Dataset excerpt
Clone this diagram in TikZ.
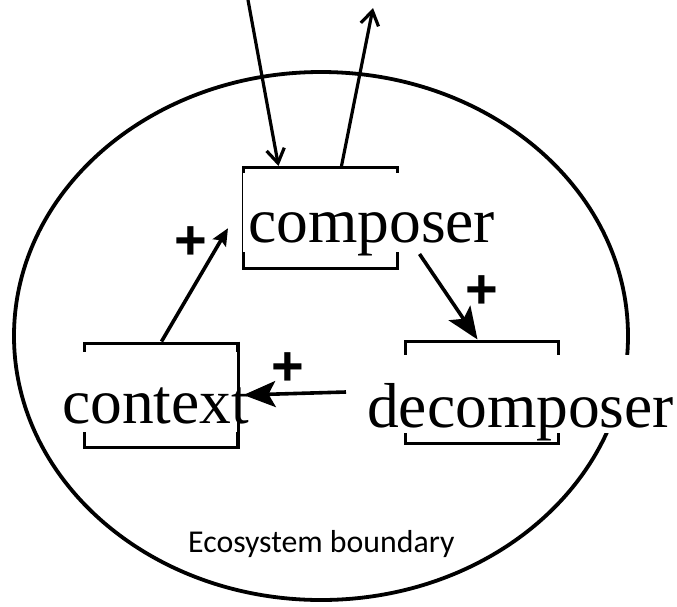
\documentclass[tikz,border=0pt]{standalone}
\usepackage{fontspec}
\setmainfont{Liberation Serif}
\newfontfamily\signfont{Liberation Sans}
\newfontfamily\notefont{Carlito}
\usepackage{tikz}
\usetikzlibrary{calc,positioning,arrows.meta}

\begin{document}
\begin{tikzpicture}[x=1pt,y=-1pt,
        blk/.style={rectangle,draw,line width=3pt,inner sep=0pt},
        lbl/.style={fill=white,inner xsep=5pt,inner ysep=0pt,anchor=base west,
                    font=\fontsize{63.5}{70}\selectfont},
        sgn/.style={font=\signfont\bfseries\fontsize{56}{56}\selectfont,inner sep=0pt},
        flow/.style={line width=3.2pt,-{Straight Barb[length=14pt,width=18pt]}},
        feed/.style={line width=3.6pt,-{Stealth[length=32pt,width=26pt,inset=7pt]}}]
    \useasboundingbox (0,0) rectangle (677,606);

    % ecosystem boundary
    \draw[line width=3.8pt] (321,336) ellipse [x radius=307,y radius=264];
    \node[font=\notefont\fontsize{31.8}{32}\selectfont,anchor=base west,inner sep=0pt]
        (eco) at (188,552) {Ecosystem boundary};

    % the three units
    \node[blk,minimum width=154pt,minimum height=101pt] (cmpbox) at (320,218) {};
    \node[blk,minimum width=153pt,minimum height=104pt] (ctxbox) at (160.5,395) {};
    \node[blk,minimum width=153pt,minimum height=102pt] (decbox) at (481.5,392) {};

    \node[lbl,text height=69pt,text depth=10pt] (cmplabel) at (243,242) {composer};
    \node[lbl,text height=71pt,text depth=9pt] (ctxlabel) at (57,423) {context};
    \node[lbl,text height=72pt,text depth=6pt,inner xsep=3pt] (declabel) at (364,427) {decomposer};
    \draw[line width=3pt] (ctxbox.north east) -- (ctxbox.south east);

    % exchange across the boundary
    \coordinate (inflow) at (248,0);
    \coordinate (outflow) at (373,8);
    \draw[flow] (inflow) -- ([xshift=37pt]cmpbox.north west);
    \draw[flow] ([xshift=100pt]cmpbox.north west) -- (outflow);

    % positive loop
    \draw[line width=3.6pt,-{Stealth[length=17pt,width=15pt,inset=3pt]}]
        ([xshift=79pt]ctxbox.north west) -- ($(cmplabel.south west)+(-15,-24)$);
    \draw[feed] ($(cmpbox.south east)+(21,-16)$) -- ([xshift=-4pt]decbox.north);
    \draw[feed] ($(declabel.west)+(-18,-2)$) -- ([xshift=5pt]ctxbox.east);

    \node[sgn] (p1) at (191,243) {+};
    \node[sgn] (p2) at (482,292) {+};
    \node[sgn] (p3) at (288,369) {+};
\end{tikzpicture}
\end{document}
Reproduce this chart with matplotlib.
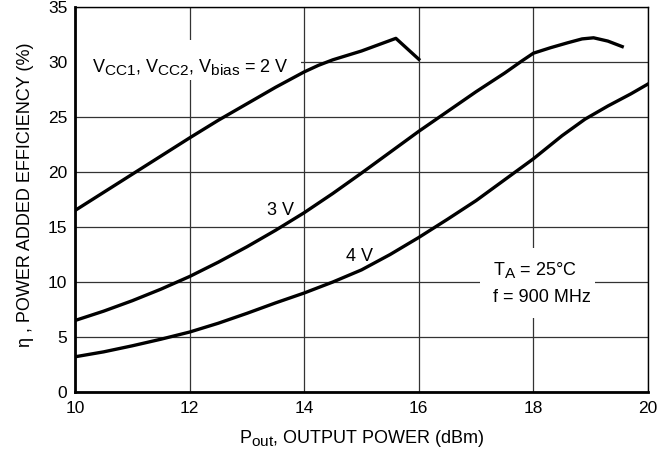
import matplotlib
matplotlib.use("Agg")
import matplotlib.pyplot as plt
import matplotlib._mathtext as mathtext_internal
from matplotlib.patches import Rectangle

plt.rcParams['font.family'] = ['Liberation Sans', 'DejaVu Sans']
plt.rcParams['mathtext.fontset'] = 'custom'
plt.rcParams['mathtext.rm'] = 'Liberation Sans'
plt.rcParams['mathtext.it'] = 'Liberation Sans'
# datasheet style: subscripts nearly full size
mathtext_internal.SHRINK_FACTOR = 0.85

# efficiency curves (Pout in dBm, eta in %)
pout_2v = [10, 10.5, 11, 11.5, 12, 12.5, 13, 13.5, 14, 14.25, 14.5, 15, 15.6, 16]
eff_2v = [16.5, 18.15, 19.8, 21.45, 23.1, 24.7, 26.2, 27.7, 29.1, 29.7, 30.2, 31.0, 32.15, 30.25]

pout_3v = [10, 10.5, 11, 11.5, 12, 12.5, 13, 13.5, 14, 14.5, 15, 15.5, 16, 16.5, 17, 17.5,
           17.8, 18, 18.3, 18.6, 18.85, 19.05, 19.3, 19.55]
eff_3v = [6.5, 7.35, 8.3, 9.35, 10.5, 11.8, 13.2, 14.7, 16.3, 18.05, 19.9, 21.8, 23.7, 25.5,
          27.3, 29.0, 30.1, 30.8, 31.3, 31.75, 32.1, 32.2, 31.9, 31.4]

pout_4v = [10, 10.5, 11, 11.5, 12, 12.5, 13, 13.5, 14, 14.5, 15, 15.5, 16, 16.5, 17, 17.5,
           18, 18.5, 18.9, 19.3, 19.7, 20]
eff_4v = [3.2, 3.65, 4.2, 4.8, 5.45, 6.25, 7.15, 8.1, 9.0, 10.0, 11.1, 12.5, 14.05, 15.7,
          17.4, 19.3, 21.2, 23.3, 24.8, 26.0, 27.1, 28.0]

x_ticks = [10, 12, 14, 16, 18, 20]
y_ticks = [0, 5, 10, 15, 20, 25, 30, 35]

fig = plt.figure(figsize=(6.64, 4.54), dpi=100)
ax = fig.add_axes([75 / 664, 1 - 392 / 454, 573 / 664, 385 / 454])

for x, y in [(pout_2v, eff_2v), (pout_3v, eff_3v), (pout_4v, eff_4v)]:
    ax.plot(x, y, color='black', lw=2.4, solid_joinstyle='round', zorder=3)

ax.set_xlim(10, 20)
ax.set_ylim(0, 35)
ax.set_xticks(x_ticks)
ax.set_yticks(y_ticks)
ax.grid(True, color='#333333', lw=0.9, zorder=1)
ax.set_axisbelow(True)
ax.tick_params(length=0, labelsize=12.5)
ax.tick_params(axis='x', pad=6.5)
ax.tick_params(axis='y', pad=5.5)
for s in ['left', 'bottom']:
    ax.spines[s].set_linewidth(2.0)
for s in ['top', 'right']:
    ax.spines[s].set_linewidth(1.0)

fs = 13
ax.set_xlabel(r'P$_{\mathrm{out}}$, OUTPUT POWER (dBm)', fontsize=fs)
ax.set_ylabel('\u03b7 , POWER ADDED EFFICIENCY (%)', fontsize=fs)
ax.xaxis.set_label_coords(0.5, -0.094)
ax.yaxis.set_label_coords(-0.072, 0.512)

# white patches where the labels cut the grid
ax.add_patch(Rectangle((10.0, 28.4), 3.95, 3.6, facecolor='white', edgecolor='none', zorder=2))
ax.add_patch(Rectangle((17.07, 6.75), 2.0, 6.35, facecolor='white', edgecolor='none', zorder=2))

ax.text(10.3, 29.1, r'V$_{\mathrm{CC1}}$, V$_{\mathrm{CC2}}$, V$_{\mathrm{bias}}$ = 2 V',
        fontsize=fs, ha='left', va='baseline', zorder=4)
ax.text(13.58, 16.1, '3 V', fontsize=fs, ha='center', va='baseline', zorder=4)
ax.text(14.97, 11.9, '4 V', fontsize=fs, ha='center', va='baseline', zorder=4)
ax.text(17.29, 10.64, r'T$_{\mathrm{A}}$ = 25\u00b0C'.replace('\\u00b0', '\u00b0'), fontsize=fs,
        ha='left', va='baseline', zorder=4)
ax.text(17.29, 8.18, 'f = 900 MHz', fontsize=fs, ha='left', va='baseline', zorder=4)

fig.savefig('out.png', dpi=100)
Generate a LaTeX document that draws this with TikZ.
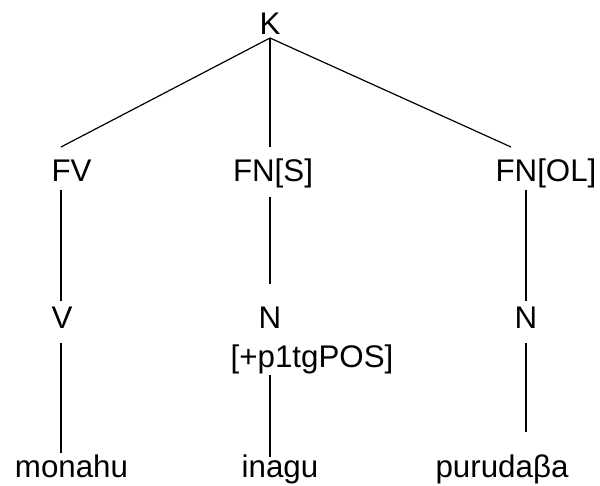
\documentclass[tikz,border=0pt]{standalone}
\usepackage{fontspec}
\setmainfont{Liberation Sans}
\usetikzlibrary{calc}
\begin{document}
\begin{tikzpicture}[x=1pt,y=-1pt,
  lbl/.style={anchor=base,inner sep=0pt,outer sep=0pt,font=\fontsize{31.3}{36}\selectfont},
  edge/.style={draw=black,line width=1.2pt}]
\useasboundingbox (0,0) rectangle (600,486);
\node[lbl] (K) at (270,35) {K};
\node[lbl] (FV) at (71.5,182) {FV};
\node[lbl] (FNS) at (273,182) {FN[S]};
\node[lbl] (FNOL) at (546,182) {FN[OL]};
\node[lbl] (V) at (62,329) {V};
\node[lbl] (N2) at (270,329) {N};
\node[lbl] (feat) at (312,368) {[+p1tgPOS]};
\node[lbl] (N3) at (526,329) {N};
\node[lbl] (mon) at (71.5,477) {monahu};
\node[lbl] (ina) at (280,477) {inagu};
\node[lbl] (pur) at (502,477) {purudaβa};
\draw[edge] ($(K.base)+(0,3)$) -- ($(FV.base)+(-10.5,-35)$);
\draw[edge] ($(K.base)+(0,3)$) -- ($(FNS.base)+(-3,-35)$);
\draw[edge] ($(K.base)+(0,3)$) -- ($(FNOL.base)+(-35,-35)$);
\draw[edge] ($(FV.base)+(-10.5,8)$) -- ($(V.base)+(-1,-28)$);
\draw[edge] ($(FNS.base)+(-3,15)$) -- ($(N2.base)+(0,-45)$);
\draw[edge] ($(FNOL.base)+(-20,8)$) -- ($(N3.base)+(0,-28)$);
\draw[edge] ($(V.base)+(-1,14)$) -- ($(mon.base)+(-10.5,-24)$);
\draw[edge] ($(feat.base)+(-42,7)$) -- ($(ina.base)+(-10,-20)$);
\draw[edge] ($(N3.base)+(0,14)$) -- ($(pur.base)+(24,-45)$);
\end{tikzpicture}
\end{document}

Exercise objective: Copy word for word only the lines above from the one with "Reproduce this chart with matplotlib." through the one with "ax.yaxis.set_label_coords(-0.072, 0.512)". Leave pictures out.

Expected output:
Reproduce this chart with matplotlib.
import matplotlib
matplotlib.use("Agg")
import matplotlib.pyplot as plt
import matplotlib._mathtext as mathtext_internal
from matplotlib.patches import Rectangle

plt.rcParams['font.family'] = ['Liberation Sans', 'DejaVu Sans']
plt.rcParams['mathtext.fontset'] = 'custom'
plt.rcParams['mathtext.rm'] = 'Liberation Sans'
plt.rcParams['mathtext.it'] = 'Liberation Sans'
# datasheet style: subscripts nearly full size
mathtext_internal.SHRINK_FACTOR = 0.85

# efficiency curves (Pout in dBm, eta in %)
pout_2v = [10, 10.5, 11, 11.5, 12, 12.5, 13, 13.5, 14, 14.25, 14.5, 15, 15.6, 16]
eff_2v = [16.5, 18.15, 19.8, 21.45, 23.1, 24.7, 26.2, 27.7, 29.1, 29.7, 30.2, 31.0, 32.15, 30.25]

pout_3v = [10, 10.5, 11, 11.5, 12, 12.5, 13, 13.5, 14, 14.5, 15, 15.5, 16, 16.5, 17, 17.5,
           17.8, 18, 18.3, 18.6, 18.85, 19.05, 19.3, 19.55]
eff_3v = [6.5, 7.35, 8.3, 9.35, 10.5, 11.8, 13.2, 14.7, 16.3, 18.05, 19.9, 21.8, 23.7, 25.5,
          27.3, 29.0, 30.1, 30.8, 31.3, 31.75, 32.1, 32.2, 31.9, 31.4]

pout_4v = [10, 10.5, 11, 11.5, 12, 12.5, 13, 13.5, 14, 14.5, 15, 15.5, 16, 16.5, 17, 17.5,
           18, 18.5, 18.9, 19.3, 19.7, 20]
eff_4v = [3.2, 3.65, 4.2, 4.8, 5.45, 6.25, 7.15, 8.1, 9.0, 10.0, 11.1, 12.5, 14.05, 15.7,
          17.4, 19.3, 21.2, 23.3, 24.8, 26.0, 27.1, 28.0]

x_ticks = [10, 12, 14, 16, 18, 20]
y_ticks = [0, 5, 10, 15, 20, 25, 30, 35]

fig = plt.figure(figsize=(6.64, 4.54), dpi=100)
ax = fig.add_axes([75 / 664, 1 - 392 / 454, 573 / 664, 385 / 454])

for x, y in [(pout_2v, eff_2v), (pout_3v, eff_3v), (pout_4v, eff_4v)]:
    ax.plot(x, y, color='black', lw=2.4, solid_joinstyle='round', zorder=3)

ax.set_xlim(10, 20)
ax.set_ylim(0, 35)
ax.set_xticks(x_ticks)
ax.set_yticks(y_ticks)
ax.grid(True, color='#333333', lw=0.9, zorder=1)
ax.set_axisbelow(True)
ax.tick_params(length=0, labelsize=12.5)
ax.tick_params(axis='x', pad=6.5)
ax.tick_params(axis='y', pad=5.5)
for s in ['left', 'bottom']:
    ax.spines[s].set_linewidth(2.0)
for s in ['top', 'right']:
    ax.spines[s].set_linewidth(1.0)

fs = 13
ax.set_xlabel(r'P$_{\mathrm{out}}$, OUTPUT POWER (dBm)', fontsize=fs)
ax.set_ylabel('\u03b7 , POWER ADDED EFFICIENCY (%)', fontsize=fs)
ax.xaxis.set_label_coords(0.5, -0.094)
ax.yaxis.set_label_coords(-0.072, 0.512)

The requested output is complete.